When Purton gets his teeth into a contest, or argument, or a steak during his time off for suspensions – he does not tend to let go.

Even though fatherhood and capturing his Holy Grail of a championship seems to have made the 35-year-old more subdued, maybe we will see some of that “mongrel” over the remaining 28 meetings.

Moreira has shown himself to be a dominant front-runner, but if the championship becomes a two-man war – and Purton gets in his head – how will he react?

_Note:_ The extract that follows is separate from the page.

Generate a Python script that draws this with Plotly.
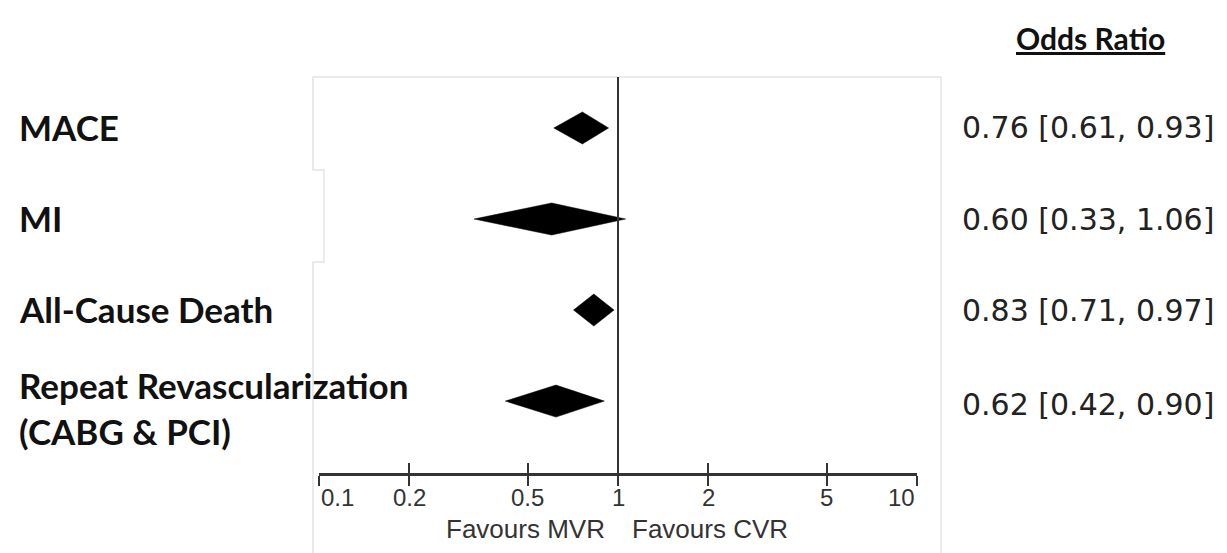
import math
import plotly.graph_objects as go

# Outcomes, odds ratios and 95% confidence intervals
outcomes = ["MACE", "MI", "All-Cause Death", "Repeat Revascularization<br>(CABG & PCI)"]
odds_ratio = [0.76, 0.60, 0.83, 0.62]
ci_low = [0.61, 0.33, 0.71, 0.42]
ci_high = [0.93, 1.06, 0.97, 0.90]

tick_vals = [0.1, 0.2, 0.5, 1, 2, 5, 10]
tick_text = ["0.1", "0.2", "0.5", "1", "2", "5", "10"]

W, H = 1227, 553
L, R, T, B = 319, 310, 77, 80
PW, PH = W - L - R, H - T - B


def px(x):
    return (x - L) / PW


def py(y):
    return (H - B - y) / PH


label_font = dict(family="Lato, 'Open Sans', sans-serif", size=35, color="#111")
value_font = dict(family="'DejaVu Sans', sans-serif", size=30, color="#222")
axis_font = dict(family="'Liberation Sans', Arial, sans-serif", size=24, color="#333")
favour_font = dict(family="'Liberation Sans', Arial, sans-serif", size=26, color="#333")

fig = go.Figure()

half_h = 0.176
for i, (o, lo, hi) in enumerate(zip(odds_ratio, ci_low, ci_high)):
    fig.add_trace(go.Scatter(
        x=[lo, o, hi, o, lo],
        y=[i, i - half_h, i, i + half_h, i],
        mode="lines", fill="toself", fillcolor="#000",
        line=dict(color="#000", width=0.5),
        hoverinfo="skip", showlegend=False,
    ))

# companion axis carrying the upward half of the tick marks
fig.add_trace(go.Scatter(x=[1], y=[0], xaxis="x2", mode="markers",
                         marker=dict(opacity=0), showlegend=False, hoverinfo="skip"))

annotations = []
for i, name in enumerate(outcomes):
    annotations.append(dict(
        x=px(17), xref="paper", xanchor="left",
        y=i, yref="y", yanchor="middle",
        yshift=-7 if "<br>" in name else 1,
        text="<b>%s</b>" % name, showarrow=False, align="left", font=label_font,
    ))
    annotations.append(dict(
        x=px(960), xref="paper", xanchor="left",
        y=i, yref="y", yanchor="middle", yshift=-3 if i == 3 else 0,
        text="%.2f [%.2f, %.2f]" % (odds_ratio[i], ci_low[i], ci_high[i]),
        showarrow=False, font=value_font,
    ))

# tick labels: the two end labels sit inside the axis span
for j, (v, t) in enumerate(zip(tick_vals, tick_text)):
    anchor = "left" if j == 0 else ("right" if j == len(tick_vals) - 1 else "center")
    annotations.append(dict(
        x=math.log10(v), xref="x", xanchor=anchor, y=0, yref="paper", yanchor="middle",
        yshift=-24, text=t, showarrow=False, font=axis_font,
    ))

annotations.append(dict(
    x=px(1090), xref="paper", xanchor="center", y=py(38), yref="paper", yanchor="middle",
    text="<b><u>Odds Ratio</u></b>", showarrow=False,
    font=dict(family="Lato, 'Open Sans', sans-serif", size=30, color="#111"),
))
annotations.append(dict(
    x=0, xref="x", xanchor="right", xshift=-11, y=0, yref="paper", yanchor="middle",
    yshift=-56, text="Favours MVR", showarrow=False, font=favour_font,
))
annotations.append(dict(
    x=0, xref="x", xanchor="left", xshift=12, y=0, yref="paper", yanchor="middle",
    yshift=-56, text="Favours CVR", showarrow=False, font=favour_font,
))

# faint frame around the plotting panel
frame_color = "#e4e4e4"
frame_path = ("M %f %f L %f %f L %f %f L %f %f L %f %f L %f %f L %f %f" % (
    px(313), py(553), px(313), py(262), px(324), py(262), px(324), py(170),
    px(313), py(170), px(313), py(77), px(941), py(77)))
shapes = [
    dict(type="path", xref="paper", yref="paper", path=frame_path,
         line=dict(color=frame_color, width=1.5)),
    dict(type="line", xref="paper", yref="paper", x0=px(941), x1=px(941),
         y0=py(77), y1=py(553), line=dict(color=frame_color, width=1.5)),
    # line of no effect
    dict(type="line", xref="x", yref="paper", x0=1, x1=1, y0=0, y1=1,
         line=dict(color="#333", width=2)),
]

axis_common = dict(type="log", range=[-1, 1], tickvals=tick_vals, showgrid=False,
                   zeroline=False, ticklen=10, tickwidth=2, tickcolor="#333",
                   showticklabels=False)

fig.update_layout(
    width=W, height=H, autosize=False,
    margin=dict(l=L, r=R, t=T, b=B, pad=0),
    paper_bgcolor="white", plot_bgcolor="white",
    xaxis=dict(**axis_common, ticks="outside",
               showline=True, linecolor="#333", linewidth=2.5,
               anchor="y", fixedrange=True),
    xaxis2=dict(**axis_common, ticks="inside",
                overlaying="x", anchor="y", side="bottom", showline=False),
    yaxis=dict(range=[3.79, -0.56], visible=False, fixedrange=True),
    annotations=annotations, shapes=shapes, showlegend=False,
)

fig.write_html("out.html")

Will he have the same steel Whyte showed for all of those seasons against the combative Brett Prebble, and then Purton, who he held off in latter years of his streak.

Moreira – who plays soccer with rival jockeys and is generous with his time when giving advice to young jockeys – has been more of a benevolent dictator compared to the authoritarian Whyte, who revelled in any “psychological warfare” in person and in the press, and rarely mixed socially with his rivals.

For more than a decade, Whyte’s “show no weakness” style and iceman persona left little hope for those wishing to wrest the belt from his grasp.

Similarly, Moreira may have to call on some of the street fighter mentality that served him well back in Sao Paulo if he is to keep this year’s title.

Of course, this isn’t an actual fight and for the most part racing isn’t even a physical contest between the two jockeys – it is the horses that have to carry them – and we haven’t mentioned the biggest factor; support from the biggest stables.

Has Hong Kong’s love affair with Joao Moreira taken a downward turn?

Moreira is the first to admit that trainers win titles, not jockeys, and the Brazilian has the best stable in town behind him with John Size.

That being said, it takes a certain amount of willpower to do what Moreira has done, and even if he doesn’t break his own record again – and it doesn’t appear that he will – winning a fourth straight jockeys’ championship could stand as his greatest achievement yet.